**Instruction:**
Copy every line of the records below that holds the word "matplotlib".

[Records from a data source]
-------------------------
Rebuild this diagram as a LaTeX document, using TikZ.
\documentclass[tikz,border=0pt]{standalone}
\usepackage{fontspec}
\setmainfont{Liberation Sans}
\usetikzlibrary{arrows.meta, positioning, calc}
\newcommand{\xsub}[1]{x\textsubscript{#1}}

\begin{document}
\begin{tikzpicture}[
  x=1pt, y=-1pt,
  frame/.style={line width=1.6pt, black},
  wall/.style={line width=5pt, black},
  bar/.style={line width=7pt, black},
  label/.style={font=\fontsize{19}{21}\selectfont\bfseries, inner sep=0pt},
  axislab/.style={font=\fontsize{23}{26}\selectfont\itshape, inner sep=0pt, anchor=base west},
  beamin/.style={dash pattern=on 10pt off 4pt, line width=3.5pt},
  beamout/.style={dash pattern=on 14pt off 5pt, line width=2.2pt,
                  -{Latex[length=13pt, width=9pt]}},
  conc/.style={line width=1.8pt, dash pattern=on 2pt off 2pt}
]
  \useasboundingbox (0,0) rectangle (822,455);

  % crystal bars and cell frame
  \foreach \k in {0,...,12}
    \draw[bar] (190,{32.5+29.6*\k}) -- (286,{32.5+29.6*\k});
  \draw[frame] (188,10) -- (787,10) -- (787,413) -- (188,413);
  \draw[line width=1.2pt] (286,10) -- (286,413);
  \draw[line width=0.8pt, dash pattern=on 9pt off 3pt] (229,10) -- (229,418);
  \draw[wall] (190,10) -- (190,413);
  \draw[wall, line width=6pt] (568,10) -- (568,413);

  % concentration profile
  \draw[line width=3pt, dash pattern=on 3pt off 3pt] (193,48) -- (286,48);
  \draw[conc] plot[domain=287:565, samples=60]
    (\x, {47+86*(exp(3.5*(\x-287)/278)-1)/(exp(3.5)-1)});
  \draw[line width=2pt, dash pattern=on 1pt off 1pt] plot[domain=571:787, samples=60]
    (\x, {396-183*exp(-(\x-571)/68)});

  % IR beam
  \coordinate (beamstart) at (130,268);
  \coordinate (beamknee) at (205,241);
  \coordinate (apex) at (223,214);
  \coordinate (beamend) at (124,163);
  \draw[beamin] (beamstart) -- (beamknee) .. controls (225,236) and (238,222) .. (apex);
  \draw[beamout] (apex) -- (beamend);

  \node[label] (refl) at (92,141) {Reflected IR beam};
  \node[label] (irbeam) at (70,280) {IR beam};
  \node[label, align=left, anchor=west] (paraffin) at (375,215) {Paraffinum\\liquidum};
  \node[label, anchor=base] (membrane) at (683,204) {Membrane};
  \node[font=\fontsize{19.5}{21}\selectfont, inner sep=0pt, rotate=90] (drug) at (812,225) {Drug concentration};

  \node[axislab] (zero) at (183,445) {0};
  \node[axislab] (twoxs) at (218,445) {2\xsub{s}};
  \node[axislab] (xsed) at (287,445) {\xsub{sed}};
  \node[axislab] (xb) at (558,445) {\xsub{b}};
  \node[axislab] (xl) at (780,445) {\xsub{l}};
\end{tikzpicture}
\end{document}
-------------------------
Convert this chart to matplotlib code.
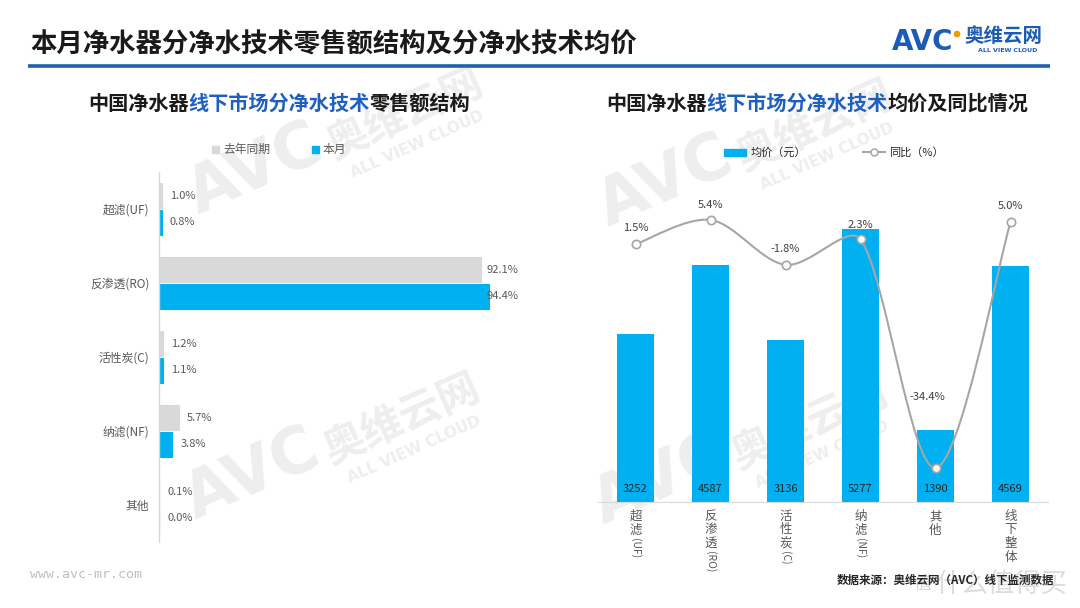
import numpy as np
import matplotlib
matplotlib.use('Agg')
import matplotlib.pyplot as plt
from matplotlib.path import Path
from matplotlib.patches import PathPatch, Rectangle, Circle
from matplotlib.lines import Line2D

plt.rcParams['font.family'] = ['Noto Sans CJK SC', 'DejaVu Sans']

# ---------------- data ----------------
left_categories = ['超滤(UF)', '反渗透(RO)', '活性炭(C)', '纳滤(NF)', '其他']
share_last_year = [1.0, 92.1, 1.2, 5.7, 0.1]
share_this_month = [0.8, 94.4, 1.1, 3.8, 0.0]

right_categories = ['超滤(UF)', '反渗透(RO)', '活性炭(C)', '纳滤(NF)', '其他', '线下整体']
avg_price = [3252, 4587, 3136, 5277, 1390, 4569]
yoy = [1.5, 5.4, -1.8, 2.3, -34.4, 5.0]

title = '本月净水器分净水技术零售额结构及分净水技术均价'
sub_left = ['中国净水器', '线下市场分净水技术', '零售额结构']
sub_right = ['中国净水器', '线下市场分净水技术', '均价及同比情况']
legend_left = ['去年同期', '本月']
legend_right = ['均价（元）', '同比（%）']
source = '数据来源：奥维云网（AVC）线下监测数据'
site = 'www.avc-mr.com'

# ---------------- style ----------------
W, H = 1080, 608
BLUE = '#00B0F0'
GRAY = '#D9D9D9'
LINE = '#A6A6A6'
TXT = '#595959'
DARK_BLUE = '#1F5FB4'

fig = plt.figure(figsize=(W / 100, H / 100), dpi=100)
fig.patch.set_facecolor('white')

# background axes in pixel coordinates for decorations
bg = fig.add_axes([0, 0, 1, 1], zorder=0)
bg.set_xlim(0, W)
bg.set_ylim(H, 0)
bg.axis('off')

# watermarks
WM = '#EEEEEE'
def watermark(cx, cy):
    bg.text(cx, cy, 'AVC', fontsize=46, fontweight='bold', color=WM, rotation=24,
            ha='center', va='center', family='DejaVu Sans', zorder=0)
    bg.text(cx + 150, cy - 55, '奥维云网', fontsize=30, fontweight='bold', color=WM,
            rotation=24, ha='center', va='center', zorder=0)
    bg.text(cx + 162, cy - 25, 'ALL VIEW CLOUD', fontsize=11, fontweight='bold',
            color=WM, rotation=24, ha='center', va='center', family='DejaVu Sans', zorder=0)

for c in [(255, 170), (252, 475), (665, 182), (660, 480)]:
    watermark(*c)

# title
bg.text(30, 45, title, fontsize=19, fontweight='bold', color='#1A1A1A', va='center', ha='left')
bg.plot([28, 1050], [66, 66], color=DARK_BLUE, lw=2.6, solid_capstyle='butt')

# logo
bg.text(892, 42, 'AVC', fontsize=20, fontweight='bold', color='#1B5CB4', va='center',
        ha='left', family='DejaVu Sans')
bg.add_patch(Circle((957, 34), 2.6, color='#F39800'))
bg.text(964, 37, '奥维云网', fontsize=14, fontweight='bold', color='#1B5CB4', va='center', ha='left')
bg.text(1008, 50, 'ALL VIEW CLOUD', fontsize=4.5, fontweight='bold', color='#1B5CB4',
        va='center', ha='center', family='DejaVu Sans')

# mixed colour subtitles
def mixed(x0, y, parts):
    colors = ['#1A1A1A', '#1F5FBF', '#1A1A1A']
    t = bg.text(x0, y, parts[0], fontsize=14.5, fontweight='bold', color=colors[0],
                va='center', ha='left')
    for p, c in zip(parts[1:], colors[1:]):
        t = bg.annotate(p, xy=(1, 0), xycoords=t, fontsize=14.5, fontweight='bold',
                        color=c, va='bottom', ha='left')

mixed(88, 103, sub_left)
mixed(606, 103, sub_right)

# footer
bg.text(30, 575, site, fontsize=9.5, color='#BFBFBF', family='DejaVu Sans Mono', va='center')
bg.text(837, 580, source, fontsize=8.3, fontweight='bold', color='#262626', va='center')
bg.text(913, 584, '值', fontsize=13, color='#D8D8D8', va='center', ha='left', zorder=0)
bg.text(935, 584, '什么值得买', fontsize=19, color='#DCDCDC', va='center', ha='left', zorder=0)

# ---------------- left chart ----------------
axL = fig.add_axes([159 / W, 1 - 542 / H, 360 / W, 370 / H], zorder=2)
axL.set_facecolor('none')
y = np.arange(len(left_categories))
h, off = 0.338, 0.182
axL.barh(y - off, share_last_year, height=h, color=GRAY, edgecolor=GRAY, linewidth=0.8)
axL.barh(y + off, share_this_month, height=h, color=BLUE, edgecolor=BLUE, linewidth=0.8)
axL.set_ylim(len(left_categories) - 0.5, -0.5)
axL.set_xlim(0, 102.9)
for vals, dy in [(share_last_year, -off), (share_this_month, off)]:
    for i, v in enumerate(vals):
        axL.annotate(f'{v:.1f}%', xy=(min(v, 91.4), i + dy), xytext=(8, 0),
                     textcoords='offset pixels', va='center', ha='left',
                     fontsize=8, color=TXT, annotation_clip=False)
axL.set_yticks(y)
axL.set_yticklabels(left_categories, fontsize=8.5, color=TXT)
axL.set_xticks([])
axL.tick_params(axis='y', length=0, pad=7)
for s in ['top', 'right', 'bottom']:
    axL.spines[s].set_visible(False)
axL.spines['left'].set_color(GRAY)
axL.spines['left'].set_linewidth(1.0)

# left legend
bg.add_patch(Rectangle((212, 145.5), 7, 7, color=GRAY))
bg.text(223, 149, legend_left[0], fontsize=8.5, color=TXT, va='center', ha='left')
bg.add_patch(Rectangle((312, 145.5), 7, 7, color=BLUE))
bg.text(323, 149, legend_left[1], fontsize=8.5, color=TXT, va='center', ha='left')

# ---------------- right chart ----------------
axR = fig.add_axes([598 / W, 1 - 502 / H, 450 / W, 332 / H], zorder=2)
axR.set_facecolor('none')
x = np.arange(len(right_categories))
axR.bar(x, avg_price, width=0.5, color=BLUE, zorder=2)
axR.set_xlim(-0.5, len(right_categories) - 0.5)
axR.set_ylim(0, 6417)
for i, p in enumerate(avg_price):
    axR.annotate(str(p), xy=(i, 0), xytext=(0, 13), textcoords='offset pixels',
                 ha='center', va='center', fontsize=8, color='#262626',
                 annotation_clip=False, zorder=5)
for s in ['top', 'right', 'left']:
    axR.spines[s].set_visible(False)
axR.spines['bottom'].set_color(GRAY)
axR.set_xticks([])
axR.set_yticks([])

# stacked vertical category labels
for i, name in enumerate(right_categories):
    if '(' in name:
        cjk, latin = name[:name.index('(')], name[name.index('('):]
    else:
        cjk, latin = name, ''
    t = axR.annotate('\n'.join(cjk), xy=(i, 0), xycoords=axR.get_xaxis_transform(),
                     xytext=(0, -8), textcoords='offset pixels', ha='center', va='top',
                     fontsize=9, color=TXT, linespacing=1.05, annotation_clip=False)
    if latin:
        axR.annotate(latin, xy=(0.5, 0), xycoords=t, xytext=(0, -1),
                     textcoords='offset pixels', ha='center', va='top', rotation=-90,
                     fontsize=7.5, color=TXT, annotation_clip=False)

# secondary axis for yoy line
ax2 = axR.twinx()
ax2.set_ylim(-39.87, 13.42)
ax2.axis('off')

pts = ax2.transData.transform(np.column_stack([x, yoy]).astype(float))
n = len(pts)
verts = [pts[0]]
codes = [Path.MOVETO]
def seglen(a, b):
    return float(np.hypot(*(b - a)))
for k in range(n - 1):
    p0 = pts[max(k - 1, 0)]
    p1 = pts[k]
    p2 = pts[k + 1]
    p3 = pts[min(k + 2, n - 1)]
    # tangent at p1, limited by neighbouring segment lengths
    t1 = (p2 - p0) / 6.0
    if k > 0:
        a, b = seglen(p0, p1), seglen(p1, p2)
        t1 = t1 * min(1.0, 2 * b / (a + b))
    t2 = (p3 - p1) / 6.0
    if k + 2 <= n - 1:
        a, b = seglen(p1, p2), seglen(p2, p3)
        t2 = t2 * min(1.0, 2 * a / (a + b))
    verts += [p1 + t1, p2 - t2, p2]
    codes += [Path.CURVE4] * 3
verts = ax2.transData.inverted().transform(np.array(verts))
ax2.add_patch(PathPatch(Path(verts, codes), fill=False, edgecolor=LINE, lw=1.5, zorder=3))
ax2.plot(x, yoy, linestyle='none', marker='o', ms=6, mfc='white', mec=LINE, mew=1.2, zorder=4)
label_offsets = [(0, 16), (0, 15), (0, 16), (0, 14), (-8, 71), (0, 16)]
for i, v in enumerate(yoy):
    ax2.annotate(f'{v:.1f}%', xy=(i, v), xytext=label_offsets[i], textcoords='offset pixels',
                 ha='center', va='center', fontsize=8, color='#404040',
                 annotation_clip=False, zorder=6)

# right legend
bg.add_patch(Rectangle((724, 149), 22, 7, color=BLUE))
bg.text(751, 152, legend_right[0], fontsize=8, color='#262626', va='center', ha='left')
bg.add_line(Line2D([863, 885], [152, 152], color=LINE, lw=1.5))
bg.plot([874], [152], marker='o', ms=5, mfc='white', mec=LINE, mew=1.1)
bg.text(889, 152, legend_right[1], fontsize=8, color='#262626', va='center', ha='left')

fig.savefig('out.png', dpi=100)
-------------------------
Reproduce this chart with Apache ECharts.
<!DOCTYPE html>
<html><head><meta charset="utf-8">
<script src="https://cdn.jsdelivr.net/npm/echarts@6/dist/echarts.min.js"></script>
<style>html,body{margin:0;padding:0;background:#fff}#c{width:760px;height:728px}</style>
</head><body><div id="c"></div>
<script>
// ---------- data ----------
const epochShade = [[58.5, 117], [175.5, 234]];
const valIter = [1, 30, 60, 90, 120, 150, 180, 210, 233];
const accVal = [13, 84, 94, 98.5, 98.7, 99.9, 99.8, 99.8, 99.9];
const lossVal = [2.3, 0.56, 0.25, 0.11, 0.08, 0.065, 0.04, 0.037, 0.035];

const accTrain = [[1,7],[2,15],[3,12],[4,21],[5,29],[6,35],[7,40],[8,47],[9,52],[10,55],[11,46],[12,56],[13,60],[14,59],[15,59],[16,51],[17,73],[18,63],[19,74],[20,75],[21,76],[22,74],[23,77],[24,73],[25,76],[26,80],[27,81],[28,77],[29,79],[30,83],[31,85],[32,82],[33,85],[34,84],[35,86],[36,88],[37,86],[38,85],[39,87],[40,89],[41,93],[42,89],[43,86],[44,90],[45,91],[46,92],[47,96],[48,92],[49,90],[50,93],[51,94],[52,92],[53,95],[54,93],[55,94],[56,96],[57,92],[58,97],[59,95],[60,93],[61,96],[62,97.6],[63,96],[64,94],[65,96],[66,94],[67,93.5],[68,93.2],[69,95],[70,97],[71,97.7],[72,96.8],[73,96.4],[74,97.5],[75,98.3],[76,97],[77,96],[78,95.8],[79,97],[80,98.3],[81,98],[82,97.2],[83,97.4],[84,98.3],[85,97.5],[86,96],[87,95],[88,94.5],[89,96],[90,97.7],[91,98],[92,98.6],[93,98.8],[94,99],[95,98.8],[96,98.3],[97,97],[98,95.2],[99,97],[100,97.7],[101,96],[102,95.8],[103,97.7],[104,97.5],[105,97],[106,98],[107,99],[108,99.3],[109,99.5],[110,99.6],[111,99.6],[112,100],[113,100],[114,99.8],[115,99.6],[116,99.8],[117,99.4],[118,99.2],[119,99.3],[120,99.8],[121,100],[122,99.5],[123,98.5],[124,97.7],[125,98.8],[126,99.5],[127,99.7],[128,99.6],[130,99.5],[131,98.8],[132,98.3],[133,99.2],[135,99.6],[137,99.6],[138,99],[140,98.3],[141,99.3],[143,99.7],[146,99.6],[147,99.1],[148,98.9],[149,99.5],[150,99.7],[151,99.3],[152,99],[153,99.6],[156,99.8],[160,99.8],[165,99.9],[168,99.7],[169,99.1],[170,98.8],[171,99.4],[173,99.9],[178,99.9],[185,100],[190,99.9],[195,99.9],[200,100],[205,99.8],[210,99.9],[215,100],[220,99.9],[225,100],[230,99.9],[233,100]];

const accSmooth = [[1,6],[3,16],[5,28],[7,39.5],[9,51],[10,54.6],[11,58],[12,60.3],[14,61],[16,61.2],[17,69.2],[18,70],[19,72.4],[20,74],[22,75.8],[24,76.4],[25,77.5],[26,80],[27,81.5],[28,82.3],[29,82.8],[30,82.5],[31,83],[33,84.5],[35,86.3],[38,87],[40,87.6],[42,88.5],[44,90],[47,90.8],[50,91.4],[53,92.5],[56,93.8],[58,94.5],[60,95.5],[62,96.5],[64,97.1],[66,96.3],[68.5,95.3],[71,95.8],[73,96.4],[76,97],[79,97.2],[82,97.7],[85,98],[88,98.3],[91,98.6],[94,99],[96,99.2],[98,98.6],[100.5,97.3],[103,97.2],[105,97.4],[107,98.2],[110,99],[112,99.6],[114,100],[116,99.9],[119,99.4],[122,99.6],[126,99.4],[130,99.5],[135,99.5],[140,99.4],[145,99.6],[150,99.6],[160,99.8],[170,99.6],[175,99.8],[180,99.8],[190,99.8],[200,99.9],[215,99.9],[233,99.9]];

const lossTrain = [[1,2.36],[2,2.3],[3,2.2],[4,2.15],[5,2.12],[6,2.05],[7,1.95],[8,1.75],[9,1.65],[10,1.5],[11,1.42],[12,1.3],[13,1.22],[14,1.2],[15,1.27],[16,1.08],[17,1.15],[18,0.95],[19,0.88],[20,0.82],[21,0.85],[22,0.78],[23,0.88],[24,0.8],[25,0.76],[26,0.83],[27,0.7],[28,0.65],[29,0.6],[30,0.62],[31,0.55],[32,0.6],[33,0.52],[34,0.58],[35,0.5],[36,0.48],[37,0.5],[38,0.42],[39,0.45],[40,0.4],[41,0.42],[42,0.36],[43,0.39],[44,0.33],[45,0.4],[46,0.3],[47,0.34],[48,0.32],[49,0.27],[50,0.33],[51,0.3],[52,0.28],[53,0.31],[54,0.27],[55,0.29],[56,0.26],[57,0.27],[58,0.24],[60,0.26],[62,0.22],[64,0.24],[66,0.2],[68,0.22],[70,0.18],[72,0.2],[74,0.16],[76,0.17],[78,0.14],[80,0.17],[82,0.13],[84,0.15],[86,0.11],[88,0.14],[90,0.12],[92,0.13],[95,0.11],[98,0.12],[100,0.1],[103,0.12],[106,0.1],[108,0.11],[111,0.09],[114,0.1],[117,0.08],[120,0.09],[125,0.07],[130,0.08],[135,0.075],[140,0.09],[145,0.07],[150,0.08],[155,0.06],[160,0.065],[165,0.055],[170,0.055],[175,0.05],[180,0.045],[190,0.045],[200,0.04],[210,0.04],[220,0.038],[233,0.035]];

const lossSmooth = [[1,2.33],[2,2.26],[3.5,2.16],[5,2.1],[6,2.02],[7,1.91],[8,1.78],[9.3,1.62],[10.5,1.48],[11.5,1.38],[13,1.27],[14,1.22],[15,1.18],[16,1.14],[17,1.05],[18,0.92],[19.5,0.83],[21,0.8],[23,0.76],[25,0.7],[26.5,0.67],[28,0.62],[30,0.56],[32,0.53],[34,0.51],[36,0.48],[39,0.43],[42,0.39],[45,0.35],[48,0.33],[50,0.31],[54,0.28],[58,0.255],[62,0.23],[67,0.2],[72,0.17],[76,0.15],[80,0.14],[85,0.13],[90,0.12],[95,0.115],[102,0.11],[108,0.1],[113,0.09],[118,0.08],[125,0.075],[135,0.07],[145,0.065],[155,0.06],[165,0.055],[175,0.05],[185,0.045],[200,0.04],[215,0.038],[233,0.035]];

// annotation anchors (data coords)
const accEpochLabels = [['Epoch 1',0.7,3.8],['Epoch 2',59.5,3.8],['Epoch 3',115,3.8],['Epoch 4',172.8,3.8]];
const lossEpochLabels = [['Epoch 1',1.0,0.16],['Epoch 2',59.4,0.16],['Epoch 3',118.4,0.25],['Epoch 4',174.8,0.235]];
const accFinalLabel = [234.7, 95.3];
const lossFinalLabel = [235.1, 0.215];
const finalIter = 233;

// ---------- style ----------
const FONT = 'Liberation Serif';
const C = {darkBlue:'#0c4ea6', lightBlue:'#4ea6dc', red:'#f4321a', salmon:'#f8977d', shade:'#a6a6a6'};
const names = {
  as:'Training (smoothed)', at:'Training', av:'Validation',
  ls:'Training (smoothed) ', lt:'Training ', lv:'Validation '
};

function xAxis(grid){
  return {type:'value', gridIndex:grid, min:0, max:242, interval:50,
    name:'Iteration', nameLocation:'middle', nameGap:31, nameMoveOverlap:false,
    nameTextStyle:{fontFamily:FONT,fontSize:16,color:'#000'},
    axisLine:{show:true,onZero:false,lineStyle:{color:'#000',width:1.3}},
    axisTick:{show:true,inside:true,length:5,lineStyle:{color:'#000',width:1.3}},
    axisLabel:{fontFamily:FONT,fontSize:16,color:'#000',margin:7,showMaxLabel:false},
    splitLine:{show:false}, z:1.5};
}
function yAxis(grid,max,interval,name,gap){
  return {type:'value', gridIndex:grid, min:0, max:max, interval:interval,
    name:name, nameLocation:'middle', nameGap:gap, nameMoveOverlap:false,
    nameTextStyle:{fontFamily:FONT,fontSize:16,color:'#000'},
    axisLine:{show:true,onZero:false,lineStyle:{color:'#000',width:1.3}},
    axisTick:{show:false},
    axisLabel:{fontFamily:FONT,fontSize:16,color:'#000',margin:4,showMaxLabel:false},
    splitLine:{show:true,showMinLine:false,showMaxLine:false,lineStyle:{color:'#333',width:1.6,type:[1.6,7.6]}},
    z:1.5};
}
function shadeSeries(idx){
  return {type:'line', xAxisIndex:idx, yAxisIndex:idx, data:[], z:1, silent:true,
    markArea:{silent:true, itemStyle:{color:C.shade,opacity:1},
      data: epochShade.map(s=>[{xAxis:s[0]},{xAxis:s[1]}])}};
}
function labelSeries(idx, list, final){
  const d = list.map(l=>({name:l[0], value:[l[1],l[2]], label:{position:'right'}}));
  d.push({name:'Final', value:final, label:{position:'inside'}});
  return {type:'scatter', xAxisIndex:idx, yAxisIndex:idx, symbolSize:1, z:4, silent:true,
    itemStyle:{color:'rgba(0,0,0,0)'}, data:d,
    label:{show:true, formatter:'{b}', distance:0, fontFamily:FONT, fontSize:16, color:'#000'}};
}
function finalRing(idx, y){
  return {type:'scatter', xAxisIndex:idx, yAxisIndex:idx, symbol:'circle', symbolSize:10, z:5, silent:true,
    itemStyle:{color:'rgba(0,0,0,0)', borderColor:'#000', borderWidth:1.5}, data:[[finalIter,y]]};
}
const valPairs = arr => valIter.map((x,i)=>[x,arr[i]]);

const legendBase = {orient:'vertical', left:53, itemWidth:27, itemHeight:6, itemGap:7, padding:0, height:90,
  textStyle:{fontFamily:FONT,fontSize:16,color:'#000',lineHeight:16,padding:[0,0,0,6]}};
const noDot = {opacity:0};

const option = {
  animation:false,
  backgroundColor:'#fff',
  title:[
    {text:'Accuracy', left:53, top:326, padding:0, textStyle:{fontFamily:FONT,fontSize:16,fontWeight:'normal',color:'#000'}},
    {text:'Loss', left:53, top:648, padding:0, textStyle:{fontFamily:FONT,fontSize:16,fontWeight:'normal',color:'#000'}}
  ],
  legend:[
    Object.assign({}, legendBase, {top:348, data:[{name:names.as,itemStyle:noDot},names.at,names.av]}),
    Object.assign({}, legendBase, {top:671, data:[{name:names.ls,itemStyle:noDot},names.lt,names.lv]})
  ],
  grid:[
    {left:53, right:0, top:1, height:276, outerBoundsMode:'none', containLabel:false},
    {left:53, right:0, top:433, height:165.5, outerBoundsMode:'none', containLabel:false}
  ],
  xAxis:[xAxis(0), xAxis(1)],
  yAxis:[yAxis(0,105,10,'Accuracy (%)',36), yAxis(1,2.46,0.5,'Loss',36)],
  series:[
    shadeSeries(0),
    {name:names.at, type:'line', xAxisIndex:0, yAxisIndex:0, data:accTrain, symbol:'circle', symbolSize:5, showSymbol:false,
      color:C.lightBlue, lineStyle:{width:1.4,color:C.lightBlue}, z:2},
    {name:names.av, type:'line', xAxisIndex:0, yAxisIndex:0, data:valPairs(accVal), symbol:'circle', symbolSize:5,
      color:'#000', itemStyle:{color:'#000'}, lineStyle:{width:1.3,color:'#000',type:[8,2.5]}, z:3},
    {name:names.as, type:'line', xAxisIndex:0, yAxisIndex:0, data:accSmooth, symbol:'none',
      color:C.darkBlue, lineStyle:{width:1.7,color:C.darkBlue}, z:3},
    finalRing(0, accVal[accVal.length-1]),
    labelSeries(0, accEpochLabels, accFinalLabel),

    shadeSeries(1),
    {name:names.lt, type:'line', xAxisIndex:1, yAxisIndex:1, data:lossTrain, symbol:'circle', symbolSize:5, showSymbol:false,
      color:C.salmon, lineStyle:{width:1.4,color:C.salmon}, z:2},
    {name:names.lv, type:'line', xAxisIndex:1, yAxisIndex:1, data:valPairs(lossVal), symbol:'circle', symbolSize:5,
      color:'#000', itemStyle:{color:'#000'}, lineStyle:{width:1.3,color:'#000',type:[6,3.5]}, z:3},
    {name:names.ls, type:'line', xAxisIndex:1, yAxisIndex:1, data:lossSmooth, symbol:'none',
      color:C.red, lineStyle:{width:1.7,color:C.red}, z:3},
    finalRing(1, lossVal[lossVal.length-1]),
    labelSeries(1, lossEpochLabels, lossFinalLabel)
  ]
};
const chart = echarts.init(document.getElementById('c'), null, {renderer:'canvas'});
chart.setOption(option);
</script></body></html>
-------------------------
**Final result:**
Convert this chart to matplotlib code.
import matplotlib
matplotlib.use('Agg')
import matplotlib.pyplot as plt
from matplotlib.path import Path
from matplotlib.patches import PathPatch, Rectangle, Circle
from matplotlib.lines import Line2D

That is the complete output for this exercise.